BEGIN Dataset content

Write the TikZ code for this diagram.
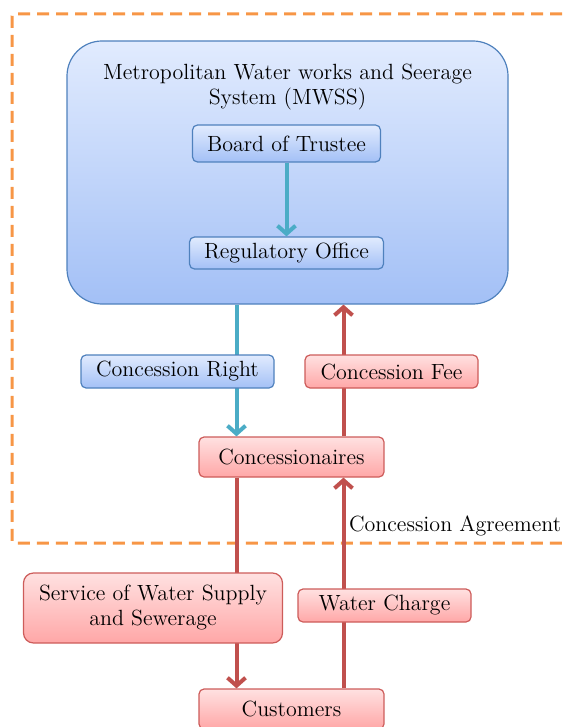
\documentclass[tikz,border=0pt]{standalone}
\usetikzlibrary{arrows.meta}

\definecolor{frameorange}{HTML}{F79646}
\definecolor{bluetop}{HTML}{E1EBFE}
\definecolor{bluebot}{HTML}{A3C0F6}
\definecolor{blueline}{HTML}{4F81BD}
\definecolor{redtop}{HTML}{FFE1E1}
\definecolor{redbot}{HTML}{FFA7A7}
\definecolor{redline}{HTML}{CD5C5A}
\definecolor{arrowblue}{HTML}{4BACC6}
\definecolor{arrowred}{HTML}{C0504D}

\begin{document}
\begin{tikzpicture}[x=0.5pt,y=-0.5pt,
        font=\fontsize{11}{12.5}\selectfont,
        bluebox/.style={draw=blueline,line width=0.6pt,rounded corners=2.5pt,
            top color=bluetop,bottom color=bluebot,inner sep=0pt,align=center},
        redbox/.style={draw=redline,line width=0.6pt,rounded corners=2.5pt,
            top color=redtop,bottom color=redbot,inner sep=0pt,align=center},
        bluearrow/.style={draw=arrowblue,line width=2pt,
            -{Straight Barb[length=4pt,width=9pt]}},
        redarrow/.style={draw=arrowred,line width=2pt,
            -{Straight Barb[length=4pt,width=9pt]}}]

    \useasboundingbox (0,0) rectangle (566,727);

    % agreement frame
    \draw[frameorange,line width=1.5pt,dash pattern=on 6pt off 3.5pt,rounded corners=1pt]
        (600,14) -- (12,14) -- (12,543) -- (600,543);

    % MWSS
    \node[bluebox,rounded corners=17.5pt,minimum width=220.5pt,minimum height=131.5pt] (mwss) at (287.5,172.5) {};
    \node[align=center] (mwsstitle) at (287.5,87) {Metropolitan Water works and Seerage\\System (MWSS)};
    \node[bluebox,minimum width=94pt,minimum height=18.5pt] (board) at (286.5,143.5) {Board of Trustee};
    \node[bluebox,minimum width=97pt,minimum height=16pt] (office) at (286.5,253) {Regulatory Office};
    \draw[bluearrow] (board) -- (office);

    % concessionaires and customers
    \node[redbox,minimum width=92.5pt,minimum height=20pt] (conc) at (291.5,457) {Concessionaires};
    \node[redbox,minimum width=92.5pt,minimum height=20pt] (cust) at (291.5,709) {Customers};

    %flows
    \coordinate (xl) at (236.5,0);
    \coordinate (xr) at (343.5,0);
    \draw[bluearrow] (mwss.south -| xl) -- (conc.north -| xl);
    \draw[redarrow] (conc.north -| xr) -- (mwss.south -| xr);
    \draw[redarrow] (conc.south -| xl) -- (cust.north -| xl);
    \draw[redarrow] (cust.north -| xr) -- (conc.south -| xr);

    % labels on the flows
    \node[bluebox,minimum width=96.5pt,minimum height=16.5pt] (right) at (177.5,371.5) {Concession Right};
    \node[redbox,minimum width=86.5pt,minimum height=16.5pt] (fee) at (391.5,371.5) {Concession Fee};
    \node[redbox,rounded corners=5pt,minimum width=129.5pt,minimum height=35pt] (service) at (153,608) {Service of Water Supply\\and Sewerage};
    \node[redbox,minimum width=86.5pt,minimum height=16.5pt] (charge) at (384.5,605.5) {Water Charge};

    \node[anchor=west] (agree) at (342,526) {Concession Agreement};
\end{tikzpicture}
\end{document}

END Dataset content

Task –
All of the material above is to be copied exactly, except for its images.

Answer to this problem –
Write the TikZ code for this diagram.
\documentclass[tikz,border=0pt]{standalone}
\usetikzlibrary{arrows.meta}

\definecolor{frameorange}{HTML}{F79646}
\definecolor{bluetop}{HTML}{E1EBFE}
\definecolor{bluebot}{HTML}{A3C0F6}
\definecolor{blueline}{HTML}{4F81BD}
\definecolor{redtop}{HTML}{FFE1E1}
\definecolor{redbot}{HTML}{FFA7A7}
\definecolor{redline}{HTML}{CD5C5A}
\definecolor{arrowblue}{HTML}{4BACC6}
\definecolor{arrowred}{HTML}{C0504D}

\begin{document}
\begin{tikzpicture}[x=0.5pt,y=-0.5pt,
        font=\fontsize{11}{12.5}\selectfont,
        bluebox/.style={draw=blueline,line width=0.6pt,rounded corners=2.5pt,
            top color=bluetop,bottom color=bluebot,inner sep=0pt,align=center},
        redbox/.style={draw=redline,line width=0.6pt,rounded corners=2.5pt,
            top color=redtop,bottom color=redbot,inner sep=0pt,align=center},
        bluearrow/.style={draw=arrowblue,line width=2pt,
            -{Straight Barb[length=4pt,width=9pt]}},
        redarrow/.style={draw=arrowred,line width=2pt,
            -{Straight Barb[length=4pt,width=9pt]}}]

    \useasboundingbox (0,0) rectangle (566,727);

    % agreement frame
    \draw[frameorange,line width=1.5pt,dash pattern=on 6pt off 3.5pt,rounded corners=1pt]
        (600,14) -- (12,14) -- (12,543) -- (600,543);

    % MWSS
    \node[bluebox,rounded corners=17.5pt,minimum width=220.5pt,minimum height=131.5pt] (mwss) at (287.5,172.5) {};
    \node[align=center] (mwsstitle) at (287.5,87) {Metropolitan Water works and Seerage\\System (MWSS)};
    \node[bluebox,minimum width=94pt,minimum height=18.5pt] (board) at (286.5,143.5) {Board of Trustee};
    \node[bluebox,minimum width=97pt,minimum height=16pt] (office) at (286.5,253) {Regulatory Office};
    \draw[bluearrow] (board) -- (office);

    % concessionaires and customers
    \node[redbox,minimum width=92.5pt,minimum height=20pt] (conc) at (291.5,457) {Concessionaires};
    \node[redbox,minimum width=92.5pt,minimum height=20pt] (cust) at (291.5,709) {Customers};

    %flows
    \coordinate (xl) at (236.5,0);
    \coordinate (xr) at (343.5,0);
    \draw[bluearrow] (mwss.south -| xl) -- (conc.north -| xl);
    \draw[redarrow] (conc.north -| xr) -- (mwss.south -| xr);
    \draw[redarrow] (conc.south -| xl) -- (cust.north -| xl);
    \draw[redarrow] (cust.north -| xr) -- (conc.south -| xr);

    % labels on the flows
    \node[bluebox,minimum width=96.5pt,minimum height=16.5pt] (right) at (177.5,371.5) {Concession Right};
    \node[redbox,minimum width=86.5pt,minimum height=16.5pt] (fee) at (391.5,371.5) {Concession Fee};
    \node[redbox,rounded corners=5pt,minimum width=129.5pt,minimum height=35pt] (service) at (153,608) {Service of Water Supply\\and Sewerage};
    \node[redbox,minimum width=86.5pt,minimum height=16.5pt] (charge) at (384.5,605.5) {Water Charge};

    \node[anchor=west] (agree) at (342,526) {Concession Agreement};
\end{tikzpicture}
\end{document}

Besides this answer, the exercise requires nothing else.